In a lot of ways, my separation from the Marine Corps was both better and worse than that of most of my peers. Thanks to a laundry list of injuries and five surgeries, I had found myself living for nearly two years in a state of limbo. I couldn’t reenlist because my duty status indicated that I hadn’t been cleared by medical. But I also couldn’t leave the Corps… because my duty status indicated that I hadn’t been cleared by medical. My intent was to stay in. So I worked hard throughout, keeping myself in shape for my opportunity to prove I could still pass the fitness test. (I had pulled off a first-class score before the surgeries, so I was certain I could do so again post-butchering.)

Leaving the Marine Corps

But then came that fateful day when the decision was made for me. I was at the pistol range, hoping that another expert qualification would help to show my continued value to the Corps, when I got the call. Not only was I out, but my separation date was so close; I could clean out my locker immediately to begin terminal leave. It’s hard to look back now and really articulate what I felt: a combination of terror, excitement, relief, and sorrow. In a lot of ways, I had found myself in the Marine Corps — and I was certain that without it, I ran the risk of losing myself once again.

I had applied to a number of schools based on the possibility of being separated. I ultimately chose Framingham State University since it was within commuting distance to where I already lived. Additionally, the administration had been extremely helpful in getting me enrolled despite my uncertain timeline. I had completed my associate’s degree online in the years prior and really didn’t consider myself the college sort. Few people in my family had gone to school at the time and I had already demonstrated a real lack of “give a shit” during my online business courses.

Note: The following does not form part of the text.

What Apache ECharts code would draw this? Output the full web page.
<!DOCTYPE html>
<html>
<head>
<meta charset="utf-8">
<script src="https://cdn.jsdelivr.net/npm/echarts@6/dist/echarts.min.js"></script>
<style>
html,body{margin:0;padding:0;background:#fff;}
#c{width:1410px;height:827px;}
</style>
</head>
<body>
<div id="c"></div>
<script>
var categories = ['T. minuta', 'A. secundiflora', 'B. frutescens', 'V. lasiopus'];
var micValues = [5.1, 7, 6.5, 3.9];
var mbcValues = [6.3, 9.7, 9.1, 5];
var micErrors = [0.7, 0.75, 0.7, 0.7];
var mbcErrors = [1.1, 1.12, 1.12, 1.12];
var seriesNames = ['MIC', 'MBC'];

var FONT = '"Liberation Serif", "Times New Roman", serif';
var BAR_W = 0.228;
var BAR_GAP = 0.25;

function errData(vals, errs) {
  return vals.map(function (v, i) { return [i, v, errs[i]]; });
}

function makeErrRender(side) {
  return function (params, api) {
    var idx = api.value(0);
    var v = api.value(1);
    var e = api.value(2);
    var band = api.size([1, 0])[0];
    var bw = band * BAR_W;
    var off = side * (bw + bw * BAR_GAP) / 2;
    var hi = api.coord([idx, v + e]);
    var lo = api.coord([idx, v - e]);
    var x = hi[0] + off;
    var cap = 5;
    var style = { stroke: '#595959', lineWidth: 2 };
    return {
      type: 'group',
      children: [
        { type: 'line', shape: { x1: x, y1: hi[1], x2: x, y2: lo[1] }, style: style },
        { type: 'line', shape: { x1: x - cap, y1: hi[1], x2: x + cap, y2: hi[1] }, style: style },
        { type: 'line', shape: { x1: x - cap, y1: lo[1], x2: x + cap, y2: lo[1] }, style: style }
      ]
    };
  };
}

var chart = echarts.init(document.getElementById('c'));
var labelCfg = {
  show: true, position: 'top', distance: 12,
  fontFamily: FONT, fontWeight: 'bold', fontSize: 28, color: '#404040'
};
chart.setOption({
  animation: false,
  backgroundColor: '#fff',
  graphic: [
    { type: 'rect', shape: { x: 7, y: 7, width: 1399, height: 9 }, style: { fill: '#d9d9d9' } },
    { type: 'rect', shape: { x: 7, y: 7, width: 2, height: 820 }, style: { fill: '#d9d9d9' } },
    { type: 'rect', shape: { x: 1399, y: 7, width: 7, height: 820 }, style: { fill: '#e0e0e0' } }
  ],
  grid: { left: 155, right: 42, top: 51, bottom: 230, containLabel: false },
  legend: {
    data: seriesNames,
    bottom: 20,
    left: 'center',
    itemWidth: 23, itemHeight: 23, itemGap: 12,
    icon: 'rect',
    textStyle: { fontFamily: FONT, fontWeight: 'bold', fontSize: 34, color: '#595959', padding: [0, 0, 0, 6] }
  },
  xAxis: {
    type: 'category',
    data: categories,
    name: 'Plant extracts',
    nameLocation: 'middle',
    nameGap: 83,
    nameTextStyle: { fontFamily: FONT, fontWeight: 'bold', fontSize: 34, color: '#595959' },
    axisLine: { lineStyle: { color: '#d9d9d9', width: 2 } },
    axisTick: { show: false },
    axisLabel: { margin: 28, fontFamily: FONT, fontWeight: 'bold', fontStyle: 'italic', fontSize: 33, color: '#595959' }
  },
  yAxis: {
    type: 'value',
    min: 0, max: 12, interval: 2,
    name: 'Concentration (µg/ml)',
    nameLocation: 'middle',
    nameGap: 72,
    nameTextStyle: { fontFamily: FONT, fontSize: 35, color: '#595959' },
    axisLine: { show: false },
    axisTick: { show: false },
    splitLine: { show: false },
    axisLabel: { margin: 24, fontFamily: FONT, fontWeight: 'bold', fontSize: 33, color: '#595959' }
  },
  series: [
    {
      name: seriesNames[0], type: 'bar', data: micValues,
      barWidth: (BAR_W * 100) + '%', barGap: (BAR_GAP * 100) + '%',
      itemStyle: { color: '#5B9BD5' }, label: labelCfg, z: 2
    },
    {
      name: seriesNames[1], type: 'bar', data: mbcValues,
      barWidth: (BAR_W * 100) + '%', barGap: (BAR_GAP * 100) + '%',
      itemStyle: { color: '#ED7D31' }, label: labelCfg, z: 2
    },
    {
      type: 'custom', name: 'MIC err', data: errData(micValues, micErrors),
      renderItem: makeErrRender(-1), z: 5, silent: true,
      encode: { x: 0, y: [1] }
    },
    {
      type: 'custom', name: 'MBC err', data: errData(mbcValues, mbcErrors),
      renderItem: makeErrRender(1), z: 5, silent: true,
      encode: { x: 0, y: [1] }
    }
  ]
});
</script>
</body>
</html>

But then something surprising happened. There, in an academic environment full of discussion, debate, and loads of required reading I found myself again. Granted, what I found wasn’t the supremely confident Sergeant Hollings that I’d left behind. Rather, in his absence, I found a pretty decent analytical mind, a knack for breaking down complex issues into simpler chunks, and most importantly a real passion for figuring things out.

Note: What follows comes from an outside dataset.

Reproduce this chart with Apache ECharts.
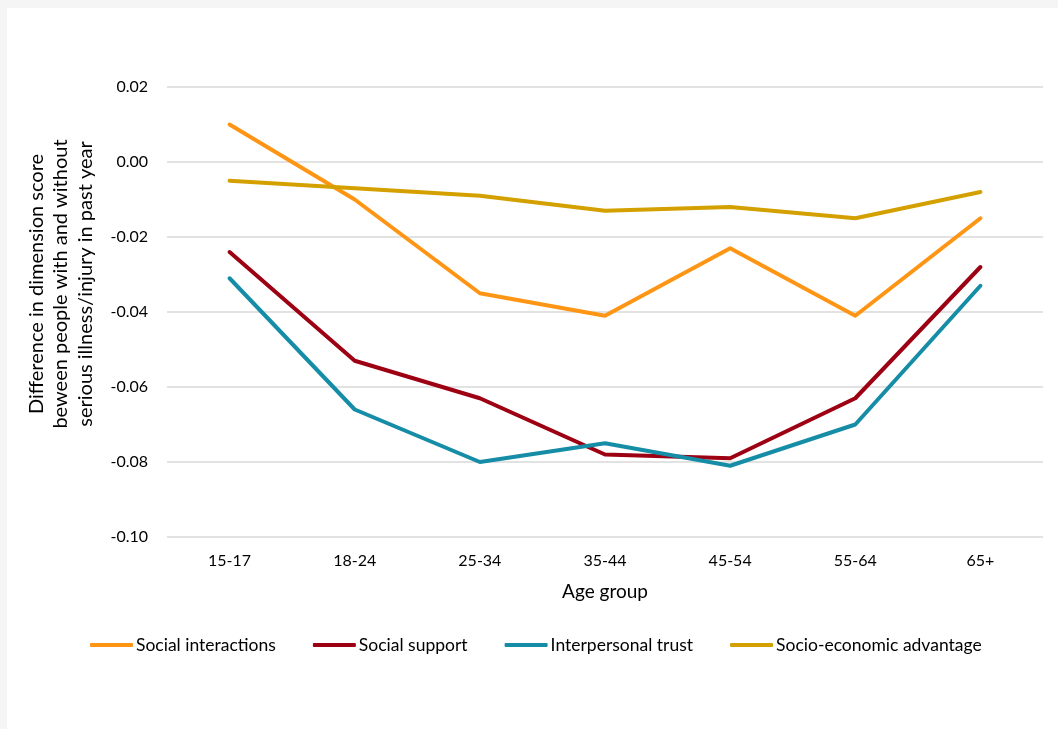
<!DOCTYPE html>
<html><head><meta charset="utf-8">
<script src="https://cdn.jsdelivr.net/npm/echarts@6/dist/echarts.min.js"></script>
<style>
html,body{margin:0;padding:0;background:#f5f5f5;width:1058px;height:729px;overflow:hidden;}
#c{position:absolute;left:7px;top:8px;width:1051px;height:721px;background:#fff;}
</style></head>
<body><div id="c"></div>
<script>
const categories = ['15-17','18-24','25-34','35-44','45-54','55-64','65+'];
const socialInteractions = [0.010, -0.010, -0.035, -0.041, -0.023, -0.041, -0.015];
const socialSupport = [-0.024, -0.053, -0.063, -0.078, -0.079, -0.063, -0.028];
const interpersonalTrust = [-0.031, -0.066, -0.080, -0.075, -0.081, -0.070, -0.033];
const socioEconomic = [-0.005, -0.007, -0.009, -0.013, -0.012, -0.015, -0.008];
const seriesNames = ['Social interactions','Social support','Interpersonal trust','Socio-economic advantage'];
const colors = ['#FF9514','#9C0012','#168DA6','#D4A000'];
const FONT = 'Lato';
const chart = echarts.init(document.getElementById('c'));
function mk(name, data, color){
  return {name, type:'line', data, color, symbol:'none', smooth:false,
    lineStyle:{width:4, color, cap:'round', join:'round'}};
}
chart.setOption({
  animation:false,
  textStyle:{fontFamily:FONT},
  grid:{left:160, right:15, top:79, bottom:192},
  legend:{
    bottom:75, left:83, padding:0, itemGap:37, itemWidth:43, itemHeight:4, icon:'roundRect',
    textStyle:{fontFamily:FONT, fontSize:17.5, color:'#000', padding:[0,0,0,-2]},
    data:seriesNames
  },
  xAxis:{
    type:'category', data:categories, boundaryGap:true,
    axisLine:{show:false}, axisTick:{show:false},
    axisLabel:{fontFamily:FONT, fontSize:16, color:'#000', margin:16},
    name:'Age group', nameLocation:'middle', nameGap:45,
    nameTextStyle:{fontFamily:FONT, fontSize:19, color:'#000'}
  },
  yAxis:{
    type:'value', min:-0.10, max:0.02, interval:0.02,
    axisLine:{show:false}, axisTick:{show:false},
    splitLine:{lineStyle:{color:'#d9d9d9', width:1.5}},
    axisLabel:{fontFamily:FONT, fontSize:16, color:'#000', margin:19,
      formatter: v => v.toFixed(2)}
  },
  graphic:[{
    type:'text', x:54, y:276, rotation:Math.PI/2,
    style:{text:'Difference in dimension score\nbeween people with and without\nserious illness/injury in past year',
      fontFamily:FONT, fontSize:20, lineHeight:24.5, fill:'#000', align:'center', verticalAlign:'middle'}
  }],
  series:[
    mk(seriesNames[0], socialInteractions, colors[0]),
    mk(seriesNames[1], socialSupport, colors[1]),
    mk(seriesNames[2], interpersonalTrust, colors[2]),
    mk(seriesNames[3], socioEconomic, colors[3])
  ]
});
</script></body></html>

I was as surprised as anyone to find out I loved school.

My plan may have been to tread water in college and collect some GI Bill payments until I figured out what to do. But I soon lost sight of that goal and instead focused entirely on my studies. Despite having very few credits transfer- n, I still managed to complete my bachelor’s degree in just two and a half years. I also got invited to join a number of honor societies and had “summa cum laude” written in very fancy writing on my diploma. Not too shabby considering I’d been a grease-covered car parts-slinger with no future to really speak of prior to joining the Corps.

A Transformational Experience?

While working in a terrible HR job, I enrolled in grad school — not really because I was following a clear professional but mostly because I was jonesing for academia. I wanted to be challenged to read new things, establish positions, and defend them from scrutiny. I wanted an excuse to read stuff I would have otherwise dismissed as boring. And I wanted to argue with hippies that didn’t know the world was a tragic mess of violence and selfishness because they hadn’t left their parents’ basements. And I wanted to fight with salty old professors that could only see the violence and selfishness because they’d grown so weary from watching television for 50 plus years. I wanted to change minds and have my mind changed. I very quickly went from a Marine football player and MMA fighter to a card-carrying nerd.

Today, I’m fortunate to work in a job that allows me to keep chasing that fix: that need for discourse, debate, and often, to have my mind changed by strong points presented by others. I am where I am today in many ways thanks to my academic pursuits, but I always stop short of encouraging others to follow in my footsteps. College, it turns out, was the right place for me — but that doesn’t mean it is for everyone.

My communications degrees don’t make me a particularly marketable employee. They’re not industry-specific and without a specialty developed through professional work, many employers see them as generic checks in the degree box. My rate of income didn’t jump dramatically when I finished graduate school and for years I’ve worked alongside talented, brilliant journalists that didn’t attend college at all. They found their way into our industry in their own ways: with hard-fought expertise and a natural ability to communicate. College may have helped me find my way, but it certainly isn’t a requirement in the unusual world of digital media.